La Sicile a son propre mode de fonctionnement qui est dicté par la cosa nostra. C'est une plongée dans la mafia dans laquelle nous entraine Bellocchio. Le système a perdu ses codes, ce n'est pas qu'il était juste, mais depuis l'arrivée de Totò Riina on supprime à tour de bras. Lorsque Buscetta a rejoint la mafia, personne ne tuait les enfants, ni les femmes, pour le reste on ne faisait pas vraiment de sentiments. Riina fait régner un régime dans lequel tout le monde est un ennemi à supprimer. Les anciens amis d'hier sont les nouvelles cibles à abattre. Buscetta vivant au brésil c'est par le biais de sa famille que Totò Riina va le toucher. Il fera supprimer ses enfants. Buscetta lasse de ce système finira par tout déballer au juge Falcone.
C'est une part importante de l’Italie à laquelle s'attaque le film de Bellocchio, il traite dans celui-ci d'un état dans l'état. La mafia est partout, elle gangrène la Sicile, l’Italie et bien d'autres pays. Le récit n'est pas fictif puisque tous les gens dont parle le film ont existé, certains sont encore incarcérés actuellement. Bellocchio tente de nous plonger dans les années 80 et 90, seulement son image est bien trop contemporaine, même chose pour les éclairages des scènes qui transpirent les années 2020. Autant dire que l'ambiance des années que l'on tente de nous faire revivre n'est pas réellement présente. Certes les costumes et les voitures sont raccords à l’époque, mais le reste fait grandement défaut. C'est encore pire quand le réalisateur insère dans ces scènes de vraies images d'archives. Le décalage entre les deux saute aux yeux. S'il veut ça plus réaliste, c'est raté car c'est l'inverse qui se produit. Le début du film n'est pas des plus clairs, Bellocchio montre pleins de personnages mais on ne sait pas bien qui sont ces gens et quel est le leur rôle dans l'organisation. Heureusement par la suite les choses s'éclaircissent. Le procès donne l'occasion de mieux situer les personnages. Cet instant est la meilleure partie du film. Buscetta est l'homme par qui la mafia vacille et finira par tomber. Les plus grosses têtes de l'époque finiront devant le tribunal. Buscetta n'est pas un repenti, il n'accepte pas les méthodes de Riina, voilà pourquoi il parle.

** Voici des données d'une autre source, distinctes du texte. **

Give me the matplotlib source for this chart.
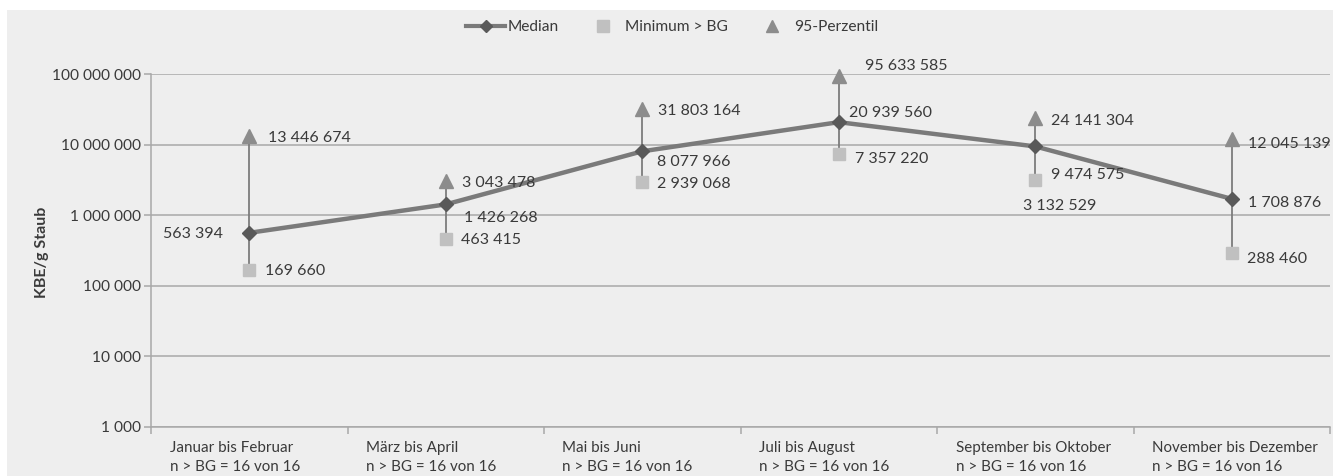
import matplotlib
matplotlib.use("Agg")
import matplotlib.pyplot as plt
from matplotlib.lines import Line2D
from matplotlib.patches import Rectangle
from matplotlib.ticker import FixedLocator, FuncFormatter, NullLocator
import numpy as np

# --- data -------------------------------------------------------------
periods = ["Januar bis Februar", "März bis April", "Mai bis Juni",
           "Juli bis August", "September bis Oktober", "November bis Dezember"]
counts = ["n > BG = 16 von 16"] * 6
median = [563394, 1426268, 8077966, 20939560, 9474575, 1708876]
minimum = [169660, 463415, 2939068, 7357220, 3132529, 288460]
p95 = [13446674, 3043478, 31803164, 95633585, 24141304, 12045139]
y_ticks = [1e3, 1e4, 1e5, 1e6, 1e7, 1e8]

# label offsets in pixels (dx, dy, horizontal alignment)
median_pos = [(-26, 0, "right"), (18, -12, "left"), (15, -9, "left"),
              (10, 11, "left"), (16, -27, "left"), (16, -3, "left")]
min_pos = [(16, 0, "left"), (15, 0, "left"), (15, 0, "left"),
           (16, -3, "left"), (-12, -24, "left"), (15, -4, "left")]
p95_pos = [(19, -1, "left"), (16, 0, "left"), (16, 0, "left"),
           (26, 11, "left"), (16, -2, "left"), (16, -3, "left")]

plt.rcParams["font.family"] = ["Lato", "DejaVu Sans"]
TXT = "#3a3a3a"
GRID = "#a8a8a8"

W, H = 1333, 476
fig = plt.figure(figsize=(W / 100, H / 100), dpi=100)
fig.patch.set_facecolor("white")
fig.add_artist(Rectangle((7 / W, 0), 1, (H - 9.5) / H, transform=fig.transFigure,
                         facecolor="#eeeeee", edgecolor="none", zorder=-10))

left, right, top, bottom = 151, 1330, 74.3, 426.7
ax = fig.add_axes([left / W, 1 - bottom / H, (right - left) / W, (bottom - top) / H])
ax.set_facecolor("none")
ax.set_yscale("log")
ax.set_ylim(1e3, 1e8)
ax.set_xlim(-0.5, len(periods) - 0.5)

x = np.arange(len(periods))

# grid and axes
ax.yaxis.set_major_locator(FixedLocator(y_ticks))
ax.yaxis.set_minor_locator(NullLocator())
ax.yaxis.set_major_formatter(FuncFormatter(lambda v, p: f"{int(round(v)):,}".replace(",", " ")))
ax.grid(axis="y", color=GRID, lw=1.1, zorder=0)
ax.set_axisbelow(True)
for s in ("top", "right"):
    ax.spines[s].set_visible(False)
for s in ("left", "bottom"):
    ax.spines[s].set_color(GRID)
    ax.spines[s].set_linewidth(1.1)
ax.tick_params(axis="y", length=5, width=1.1, color=GRID, labelsize=11.2,
               labelcolor=TXT, pad=2)
ax.set_xticks(np.arange(-0.5, len(periods)), labels=[])
ax.tick_params(axis="x", length=5, width=1.1, color=GRID)

# category labels, left-aligned after each boundary tick
xtr = ax.get_xaxis_transform()
for i, (p, c) in enumerate(zip(periods, counts)):
    ax.annotate(p, xy=(i - 0.5, 0), xycoords=xtr, xytext=(18.5, -19.5),
                textcoords="offset pixels", ha="left", va="center_baseline",
                fontsize=10.9, color=TXT, annotation_clip=False)
    ax.annotate(c, xy=(i - 0.5, 0), xycoords=xtr, xytext=(18.5, -38.5),
                textcoords="offset pixels", ha="left", va="center_baseline",
                fontsize=10.9, color=TXT, annotation_clip=False)

# high-low lines, median line and markers
ax.vlines(x, minimum, p95, color="#7c7c7c", lw=1.3, zorder=3)
ax.plot(x, median, color="#7a7a7a", lw=3.2, marker="D", ms=7.5,
        mfc="#595959", mec="#595959", zorder=4, clip_on=False)
ax.plot(x, minimum, ls="none", marker="s", ms=8.5, color="#c0c0c0", zorder=5,
        clip_on=False)
ax.plot(x, p95, ls="none", marker="^", ms=9.5, color="#8c8c8c", zorder=5,
        clip_on=False)

def fmt(v):
    return f"{v:,}".replace(",", " ")

for vals, pos in ((median, median_pos), (minimum, min_pos), (p95, p95_pos)):
    for xi, v, (dx, dy, ha) in zip(x, vals, pos):
        ax.annotate(fmt(v), xy=(xi, v), xytext=(dx, dy), textcoords="offset pixels",
                    ha=ha, va="center_baseline", fontsize=11.5, color=TXT, zorder=6)

fig.text(42 / W, 1 - 252 / H, "KBE/g Staub", rotation=90, ha="center", va="center",
         fontsize=11.5, fontweight="bold", color=TXT)

handles = [
    Line2D([], [], color="#7a7a7a", lw=3, marker="D", ms=6, mfc="#595959", mec="#595959"),
    Line2D([], [], ls="none", marker="s", ms=8, color="#c0c0c0"),
    Line2D([], [], ls="none", marker="^", ms=9, color="#8c8c8c"),
]
fig.legend(handles, ["Median", "Minimum > BG", "95-Perzentil"], loc="center",
           bbox_to_anchor=(672 / W, 1 - 27 / H), ncol=3, frameon=False,
           fontsize=11.2, labelcolor=TXT, handlelength=2.5, handletextpad=0.15,
           columnspacing=1.6, borderpad=0)

fig.savefig("out.png", dpi=100)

Le film de Bellocchio est nettement moins fort que ne l'est le documentaire racontant la même affaire qui se nomme Corleone, le parrain des parrains. L'explication de l'assassinat du juge Falcone par l'homme qui a déclenché la charge explosive est bien plus impressionnant que ne l'est la scène du film. Tout est bien plus complet dans le documentaire. Si Bellocchio chiffre les meurtres il n'en montre pas beaucoup. Et la froideur avec laquelle ces gens assassinent ceux qu'ils côtoient au quotidien et même pour certain qu'ils ont vu grandir n'est pas très bien représentée. Les cadavres étaient retrouvés au petit matin dans les poubelles, c'est dire l'importance que ces hommes accordaient à la vie des autres. Le documentaire est bien supérieur au film. Entendre les vraies personnes parler de leurs actions dans Cosa Nostra est bien plus effrayant que ne l'est le traître. Pour la même durée on apprend plus, on contextualise mieux et surtout les témoignages sont ceux des membres de Cosa nostra et ça, ça change tout.